After spending months discussing more than a hundred possible changes to the Florida Constitution, a state commission on Monday will head into its homestretch and begin the task of narrowing the list of proposed amendments to be placed on the November for voters to decide on.
The Florida Constitution Revision Commission (CRC), appointed once every 20 years to consider proposed amendments will gather in Tallahassee next week for seven days of meetings to consider a wide range of proposals dealing with everything from banning greyhound racing, offshore oil drilling and vaping in public places, to expanding rights for crime victims, to limiting terms of school board members, to enacting gun control measures.
The commission will then return to Tallahassee in April to give its final approval to the list of amendments that will be placed on the ballot.
In an op-ed article sent to the media this week, former Florida Supreme Court Chief Justice Major Harding urged the commission “to exercise restraint and reject proposals that detract from the Florida Constitution’s purpose.”
Harding represents a group called Keep Our Constitution Clean, a group of concerned businesses and Floridians that urges the commission to reject proposals that detract from the Florida Constitution’s purpose.
“Our state’s Constitution is meant to withstand the test of time,” Harding wrote. “Yet the Florida Constitution is becoming riddled with countless ordinary laws and specifics of government policy and regulation, such as the confinement of pregnant pigs, that lessen its status. The Florida Constitution is already nearly three times longer than the U.S. Constitution.”
Harding says proposals banning the wagering on greyhound racing and public vaping, or a proposal prohibiting the naming of public buildings after elected officials until that official leaves office, are best left to law and not an amendment in Florida’s Constitution.
“A constitution is like the foundation of a house, and statutes are like the exterior and finishes built upon that foundation,” added Harding. “The exterior and other finishes can be changed as situations or society changes. However, the foundation, the Florida Constitution, should only be altered when fundamental change is required.”
The CRC held its final public hearing earlier this week in St. Petersburg where hundreds of people turned out to speak on a number of the proposed amendments. A lot of them addressed controversial gun control amendments that surfaced in the past week in response to the school shootings in Parkland last month that killed 17 people.
Various proposals have been introduced that would constitutionally raise the legal age for a person to buy a firearm to 21, establish waiting periods and background checks on gun buyers, and ban the sale of bump stock and assault-style weapons.
All of those amendments, except for the assault weapons ban, were included in school safety package passed last week by the Legislature and signed into law by Gov. Rick Scott. The law was challenged immediately by the National Rifle Association which claims the increase in the legal age to buy a gun violates the rights of law-abiding citizens.

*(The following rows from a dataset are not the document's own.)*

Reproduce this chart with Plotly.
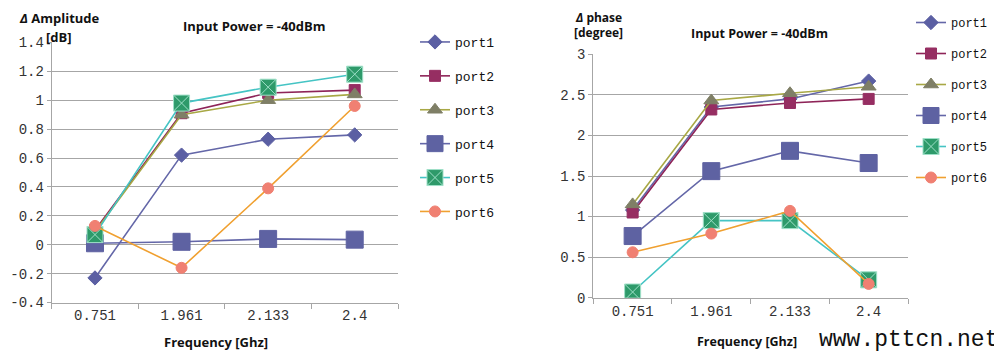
import plotly.graph_objects as go

freqs = ["0.751", "1.961", "2.133", "2.4"]
ports = ["port1", "port2", "port3", "port4", "port5", "port6"]

amp_port1 = [-0.23, 0.62, 0.73, 0.76]
amp_port2 = [0.10, 0.91, 1.05, 1.07]
amp_port3 = [0.09, 0.90, 1.00, 1.04]
amp_port4 = [0.01, 0.02, 0.04, 0.035]
amp_port5 = [0.07, 0.98, 1.09, 1.18]
amp_port6 = [0.13, -0.16, 0.39, 0.96]

ph_port1 = [1.08, 2.35, 2.45, 2.67]
ph_port2 = [1.05, 2.32, 2.40, 2.45]
ph_port3 = [1.15, 2.43, 2.52, 2.60]
ph_port4 = [0.76, 1.56, 1.81, 1.66]
ph_port5 = [0.07, 0.95, 0.95, 0.22]
ph_port6 = [0.56, 0.79, 1.07, 0.17]

amp_ticks = [-0.4, -0.2, 0, 0.2, 0.4, 0.6, 0.8, 1, 1.2, 1.4]
ph_ticks = [0, 0.5, 1, 1.5, 2, 2.5, 3]

amp = [amp_port1, amp_port2, amp_port3, amp_port4, amp_port5, amp_port6]
ph = [ph_port1, ph_port2, ph_port3, ph_port4, ph_port5, ph_port6]

styles = [
    dict(line="#6467A8", fill="#5B5FA3", sym="diamond", size=11, mline="#5B5FA3"),
    dict(line="#8E2458", fill="#962E62", sym="square", size=11, mline="#962E62"),
    dict(line="#A8A845", fill="#7F7F66", sym="triangle-up", size=13, mline="#7F7F66"),
    dict(line="#6467A8", fill="#5E62A2", sym="square", size=17, mline="#5E62A2"),
    dict(line="#45C4C4", fill="#2E9A6A", sym="square-x", size=16, mline="#9FE0C8"),
    dict(line="#F0A030", fill="#F08072", sym="circle", size=11, mline="#F08072"),
]

# page body has an 8px margin, so the figure is drawn 8px in from the window edge
W, H, OFF = 994, 349, 8


def px(X):
    return (X - OFF) / W


def py(Y):
    return 1 - (Y - OFF) / H


fig = go.Figure()
mono = "Liberation Mono"

for i, name in enumerate(ports):
    s = styles[i]
    for data, xa, ya, lg in [(amp[i], "x", "y", "legend"), (ph[i], "x2", "y2", "legend2")]:
        fig.add_trace(go.Scatter(
            x=freqs, y=data, name=name, mode="lines+markers",
            xaxis=xa, yaxis=ya, legend=lg, legendgroup=name + lg,
            line=dict(color=s["line"], width=1.6),
            marker=dict(symbol=s["sym"], size=s["size"], color=s["fill"],
                        line=dict(color=s["mline"], width=1)),
        ))

grid = "#A6A6A6"
common_x = dict(type="category", range=[-0.5, 3.5], showgrid=False, showline=True,
                linecolor=grid, linewidth=1, ticks="outside", tickson="boundaries",
                ticklen=5, tickcolor=grid, tickfont=dict(family=mono, size=14, color="#333"),
                zeroline=False, fixedrange=True, automargin=False)
common_y = dict(showgrid=True, gridcolor=grid, gridwidth=1, showline=True, linecolor=grid,
                ticks="outside", ticklen=4, tickcolor=grid,
                tickfont=dict(family=mono, size=14, color="#333"), zeroline=False,
                fixedrange=True, automargin=False)

fig.update_layout(
    width=W, height=H, margin=dict(l=0, r=0, t=0, b=0, autoexpand=False),
    paper_bgcolor="white", plot_bgcolor="white", showlegend=True,
    xaxis=dict(domain=[px(51.7), px(398)], anchor="y", **common_x),
    yaxis=dict(domain=[py(302.5), py(42.4)], anchor="x", range=[-0.4, 1.4], tickvals=amp_ticks,
               ticktext=["-0.4", "-0.2", "0", "0.2", "0.4", "0.6", "0.8", "1", "1.2", "1.4"], **common_y),
    xaxis2=dict(domain=[px(593.3), px(908)], anchor="y2", **common_x),
    yaxis2=dict(domain=[py(297.7), py(54.3)], anchor="x2", range=[0, 3], tickvals=ph_ticks,
                ticktext=["0", "0.5", "1", "1.5", "2", "2.5", "3"], **common_y),
    legend=dict(x=px(415), y=py(27), xanchor="left", yanchor="top", tracegroupgap=14,
                font=dict(family=mono, size=13, color="#111"), bgcolor="rgba(0,0,0,0)",
                itemwidth=30),
    legend2=dict(x=px(993), y=1.0, xanchor="right", yanchor="top", tracegroupgap=12,
                 font=dict(family=mono, size=12, color="#111"), bgcolor="rgba(0,0,0,0)",
                 itemwidth=30),
)

ann = [
    dict(x=18, y=8, text="<b><i>Δ</i> Amplitude</b>", xanchor="left", ya="top", fs=13),
    dict(x=45, y=37, text="<b>[dB]</b>", xanchor="left", ya="middle", fs=13),
    dict(x=254, y=26, text="<b>Input Power = -40dBm</b>", xanchor="center", ya="middle", fs=13),
    dict(x=216, y=342, text="<b>Frequency [Ghz]</b>", xanchor="center", ya="middle", fs=13),
    dict(x=598, y=8, text="<b><i>Δ</i> phase</b>", xanchor="center", ya="top", fs=12),
    dict(x=598, y=33, text="<b>[degree]</b>", xanchor="center", ya="middle", fs=12),
    dict(x=759, y=33.5, text="<b>Input Power = -40dBm</b>", xanchor="center", ya="middle", fs=12.5),
    dict(x=747, y=341, text="<b>Frequency [Ghz]</b>", xanchor="center", ya="middle", fs=12.5),
]
for a in ann:
    fig.add_annotation(x=px(a["x"]), y=py(a["y"]), xref="paper", yref="paper",
                       text=a["text"], xanchor=a["xanchor"], yanchor=a["ya"],
                       showarrow=False, borderpad=0,
                       font=dict(family="Open Sans", size=a["fs"], color="#111"))
fig.add_annotation(x=px(1000), y=py(340), xref="paper", yref="paper", text="www.pttcn.net",
                   xanchor="right", yanchor="middle", showarrow=False,
                   font=dict(family=mono, size=23, color="#111"))

fig.write_html("out.html")
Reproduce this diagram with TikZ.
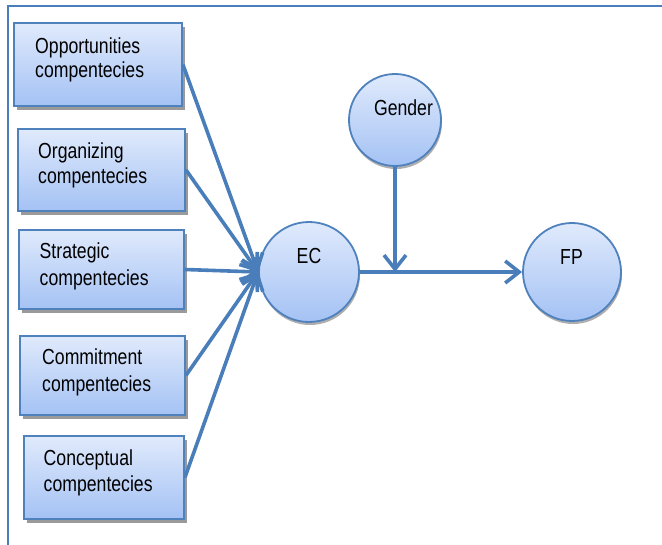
\documentclass[tikz,border=0pt]{standalone}
\usepackage{fontspec}
\setmainfont{Liberation Sans}[FakeStretch=0.81]
\usetikzlibrary{arrows.meta,shadows}
\definecolor{edge}{HTML}{4F81BD}
\definecolor{lin}{HTML}{4A7EBB}
\definecolor{ftop}{HTML}{E0EAFC}
\definecolor{fbot}{HTML}{A4C2F4}
\definecolor{shd}{HTML}{9A9A9A}
\begin{document}
\begin{tikzpicture}[x=1pt,y=-1pt,
  box/.style={draw=edge, line width=1.8pt, top color=ftop, bottom color=fbot, inner sep=0pt,
    drop shadow={shadow xshift=3pt, shadow yshift=-4pt, fill=shd, opacity=1}},
  circ/.style={circle, draw=edge, line width=1.8pt, top color=ftop, bottom color=fbot, inner sep=0pt,
    drop shadow={shadow xshift=1pt, shadow yshift=-3pt, fill=shd, opacity=0.8}},
  lbl/.style={inner sep=0pt, font=\fontsize{21.8}{26}\selectfont},
  conn/.style={draw=lin, line width=3.6pt, -{Straight Barb[length=14pt,width=22pt]}},
  frame/.style={draw=lin, line width=2pt}]
\useasboundingbox (0,0) rectangle (662,545);
\draw[frame] (8,545) -- (8,6.5) -- (662,6.5);

% boxes
\node[box, minimum width=168pt, minimum height=83pt] (b1) at (98,64.5) {};
\node[box, minimum width=167pt, minimum height=82pt] (b2) at (101.5,169.8) {};
\node[box, minimum width=165pt, minimum height=79pt] (b3) at (101.5,269.5) {};
\node[box, minimum width=165pt, minimum height=79pt] (b4) at (102.5,375.5) {};
\node[box, minimum width=160pt, minimum height=83pt] (b5) at (104,477.5) {};

\node[lbl, anchor=base west] (t1) at (35,54) {\begin{tabular}[t]{@{}l@{}}Opportunities\\[-2pt]compentecies\end{tabular}};
\node[lbl, anchor=base west] (t2) at (38,159) {\begin{tabular}[t]{@{}l@{}}Organizing\\[-1pt]compentecies\end{tabular}};
\node[lbl, anchor=base west] (t3) at (39.5,259) {\begin{tabular}[t]{@{}l@{}}Strategic\\[1pt]compentecies\end{tabular}};
\node[lbl, anchor=base west] (t4) at (42,365) {\begin{tabular}[t]{@{}l@{}}Commitment\\[1pt]compentecies\end{tabular}};
\node[lbl, anchor=base west] (t5) at (43.5,466) {\begin{tabular}[t]{@{}l@{}}Conceptual\\compentecies\end{tabular}};

% circles
\node[circ, minimum size=100pt] (EC) at (309,272) {};
\node[circ, minimum size=92pt] (G) at (395,120) {};
\node[circ, minimum size=98pt] (FP) at (572,272) {};
\node[lbl] (ECt) at (309,256) {EC};
\node[lbl] (Gt) at (403.5,107.5) {Gender};
\node[lbl] (FPt) at (571.5,257.5) {FP};

% connectors
\coordinate (mid) at (G.south |- EC.east);
\draw[conn] (EC.east) -- (FP.west);
\draw[conn] (G.south) -- (mid);
\foreach \b in {b1,b2,b3,b4,b5}
  \draw[conn] (\b.east) -- (EC.west);
\end{tikzpicture}
\end{document}
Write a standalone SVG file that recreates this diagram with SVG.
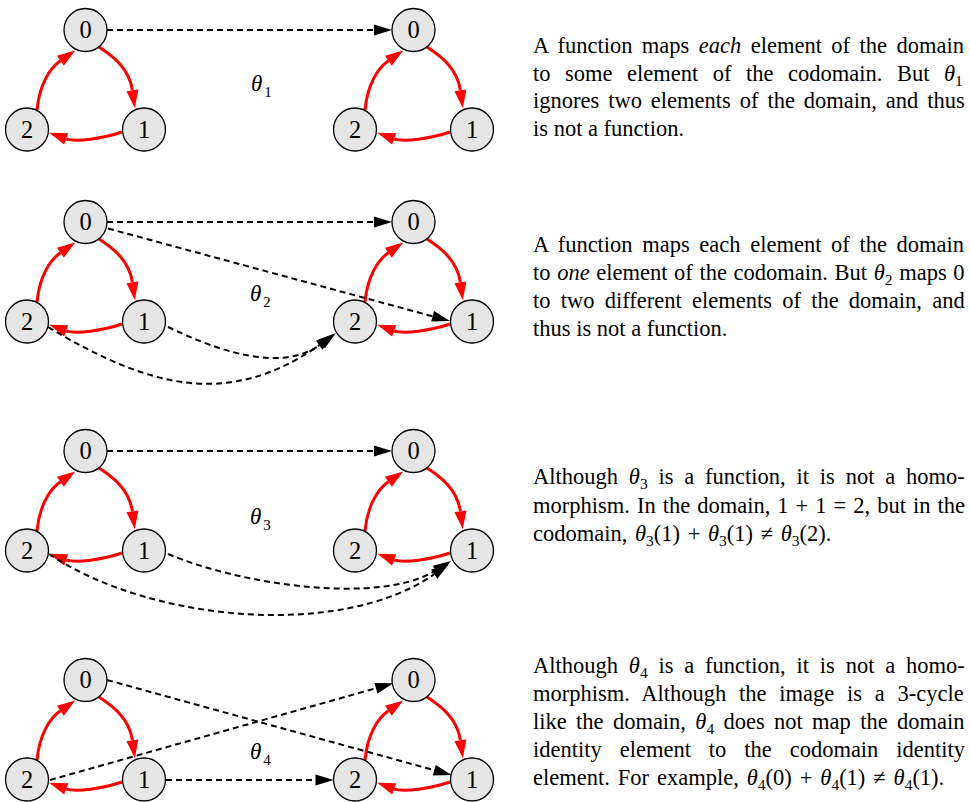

“As CRC members you can help defeat the NRA’s legal challenges to this historic legislation by placing the provisions included in this proposal on the ballot in November,” Tony Montalto told the commission Monday during its public hearing. Montalto’s 14-year-old daughter, Gina, was killed in the Parkland shootings
“To the Parkland people that have come here, I want you to know, even though we’re not commenting, in my heart I know the majority of this commission stands with you and we will do what’s right,” said Commissioner Frank Kruppenbacher, who was appointed by the governor.
To move on in the CRC’s amendment process, a proposal must receive a majority vote and will then be sent to the commission’s Style and Drafting Committee, which will have the task of refining the wording of the proposals that are given a nod of approval by the CRC over the next week-and-a-half. The committee will also write ballot titles for each amendment and decide whether amendments should be consolidated.
The full commission will then return to Tallahassee on April 16 to make its final decision on the proposals. Members will have until May 4 to finish their work.
In order for a proposed amendment to earn a spot on the November ballot, it must receive 22 votes from the commission’s 37 members. To win passage in November, a proposal would need 60 percent support from voters.